Wo xiang ba keben cha dao ta houlong limian
I would like to shove this text into his throat
The workings of this piece of grammar are simple. You move the object of a verb out from behind the verb and place it in front the the verb, adding ‘ba’. The meaning, if not apparent above, can be illustrated by a similar construction in English.
I would like to take this text and shove it into his throat
In fact, ‘ba’ originally meant something not so much different from ‘take’, and the Chinese word for take, ‘na’, can also be used in the same way as ‘ba’.
(2) Locatives
Prepositional phrases in English take the form of a preposition followed by a noun phrase. Hence ‘onto the table’, ‘into his throat’, ‘under the bridge’. In Chinese, one uses ‘dao’ (arrive, to) or ‘zai’ (exists) followed by a noun or noun phrase followed by a position word.

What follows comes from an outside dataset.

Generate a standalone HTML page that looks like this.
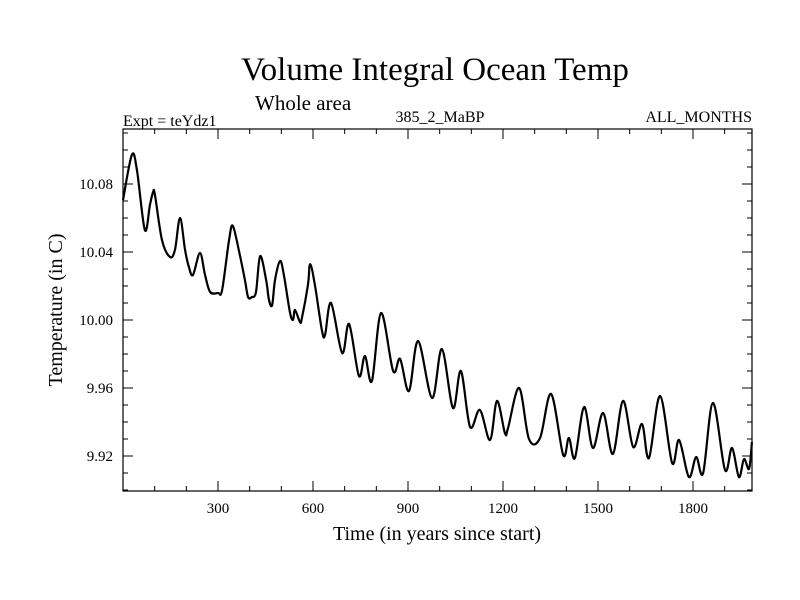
<!DOCTYPE html>
<html><head><meta charset="utf-8"><style>body{margin:0;background:#fff}svg{display:block}text{font-family:"Liberation Serif",serif;fill:#000}</style></head>
<body>
<svg id="chart" width="800" height="600" viewBox="0 0 800 600">
<text x="435" y="80" font-size="33" text-anchor="middle">Volume Integral Ocean Temp</text>
<text x="255" y="110" font-size="21">Whole area</text>
<text x="123" y="126" font-size="16">Expt = teYdz1</text>
<text x="440" y="122" font-size="16" text-anchor="middle">385_2_MaBP</text>
<text x="752" y="122" font-size="16" text-anchor="end">ALL_MONTHS</text>
<rect x="123" y="129" width="629" height="362" fill="none" stroke="#000" stroke-width="1.2"/>
<g id="ticks"></g>
<path id="line" fill="none" stroke="#000" stroke-width="2.2" stroke-linejoin="round"/>
<text x="437" y="540" font-size="20" text-anchor="middle">Time (in years since start)</text>
<text transform="translate(62,310) rotate(-90)" font-size="20" text-anchor="middle">Temperature (in C)</text>
</svg>
<script>
const years=[0,28,44,69,85,95,101,123,148,164,180,196,208,221,243,259,275,300,313,335,347,369,385,395,407,420,433,452,461,471,480,496,508,527,537,543,559,565,584,591,606,628,638,657,692,714,745,764,786,815,853,875,903,932,976,1007,1042,1067,1096,1127,1159,1181,1206,1216,1251,1282,1317,1352,1390,1408,1427,1456,1484,1516,1547,1579,1611,1639,1661,1696,1734,1756,1787,1810,1832,1863,1901,1923,1945,1961,1977,1986];
const temps=[10.0706,10.0971,10.0882,10.0529,10.0676,10.0753,10.0735,10.0471,10.0371,10.0412,10.0600,10.0412,10.0312,10.0265,10.0394,10.0265,10.0165,10.0159,10.0176,10.0471,10.0553,10.0382,10.0235,10.0135,10.0135,10.0165,10.0376,10.0235,10.0118,10.0088,10.0235,10.0347,10.0265,10.0047,10.0000,10.0059,9.9988,10.0012,10.0206,10.0329,10.0206,9.9941,9.9912,10.0100,9.9806,9.9976,9.9671,9.9788,9.9641,10.0041,9.9700,9.9771,9.9582,9.9876,9.9541,9.9829,9.9482,9.9700,9.9371,9.9471,9.9294,9.9524,9.9335,9.9365,9.9600,9.9300,9.9306,9.9565,9.9206,9.9306,9.9188,9.9488,9.9247,9.9453,9.9212,9.9524,9.9253,9.9388,9.9188,9.9553,9.9159,9.9294,9.9076,9.9194,9.9100,9.9512,9.9118,9.9247,9.9076,9.9182,9.9124,9.9282];
const xTickLabels=[300,600,900,1200,1500,1800];
const yTickLabels=[9.92,9.96,10.00,10.04,10.08];
const X0=123,X1=752,Y0=129,Y1=491;
function xs(v){return X0+v*0.31667;}
function ys(v){return 184+(10.08-v)*1700;}
const svg=document.getElementById('chart'),g=document.getElementById('ticks');
const NS='http://www.w3.org/2000/svg';
function ln(x1,y1,x2,y2){const l=document.createElementNS(NS,'line');l.setAttribute('x1',x1);l.setAttribute('y1',y1);l.setAttribute('x2',x2);l.setAttribute('y2',y2);l.setAttribute('stroke','#000');l.setAttribute('stroke-width','1');


g.appendChild(l);}
for(let yr=100;yr<=1900;yr+=100){const x=xs(yr);if(x>X1)break;const L=yr%300===0?10:5;ln(x,Y1,x,Y1-L);ln(x,Y0,x,Y0+L);}
for(let k=0;k<30;k++){const v=9.90+k*0.01;const y=ys(v);if(y<Y0||y>Y1)continue;const major=Math.abs(Math.round(v*100)%4)===0;const L=major?10:5;ln(X0,y,X0+L,y);ln(X1,y,X1-L,y);}
xTickLabels.forEach(v=>{const t=document.createElementNS(NS,'text');t.setAttribute('x',xs(v));t.setAttribute('y',513);t.setAttribute('font-size','15');t.setAttribute('text-anchor','middle');t.textContent=v;


svg.appendChild(t);});
yTickLabels.forEach(v=>{const t=document.createElementNS(NS,'text');t.setAttribute('x',113);t.setAttribute('y',ys(v)+5);t.setAttribute('font-size','15');t.setAttribute('text-anchor','end');t.textContent=v.toFixed(2);


svg.appendChild(t);});
const P=years.map((y,i)=>[xs(y),ys(temps[i])]);
let d='M'+P[0][0]+','+P[0][1];
for(let i=0;i<P.length-1;i++){const p0=P[Math.max(0,i-1)],p1=P[i],p2=P[i+1],p3=P[Math.min(P.length-1,i+2)];
const c1=[p1[0]+(p2[0]-p0[0])/6,p1[1]+(p2[1]-p0[1])/6],c2=[p2[0]-(p3[0]-p1[0])/6,p2[1]-(p3[1]-p1[1])/6];
d+=' C'+c1.join(',')+' '+c2.join(',')+' '+p2.join(',');}
document.getElementById('line').setAttribute('d',d);
</script>
</body></html>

Hence ‘dao zhuozi shang’ (onto the table), ‘dao ta houlong limian’ (into his throat), ‘zai daqiao xiamian’ (under the bridge).
You don’t need to have studied Chinese grammar previously to figure these patterns out. Seeing a few Chinese sentences translated into a language you know well ought to give you enough information to puzzle out what’s going on, and this puzzling out on your own may well wok better than memorizing and trying to reproduce certain patterns. By all means, take a look at the patterns, write example sentences. Just don’t get hung up on them to the point where learning Chinese isn’t fun anymore. And if you bump into a particular piece of grammar that you can’t wrap your head around, ignore it for a while, concentrate on things that do make sense, and then return to it when your Chinese is a bit better. If your Chinese teacher doesn’t like this jumping about or can’t find a way to teach the language to your needs, find a new teacher or supplment that teacher with an effective language exchange partner.
Finally, for fun, see if you can spot the pattern in this sentence.
Qing ni xian tiao zai zhuozi shang, zai zai zhuozi shang tiao.
Please first jump onto the desk and then jump on top of the desk.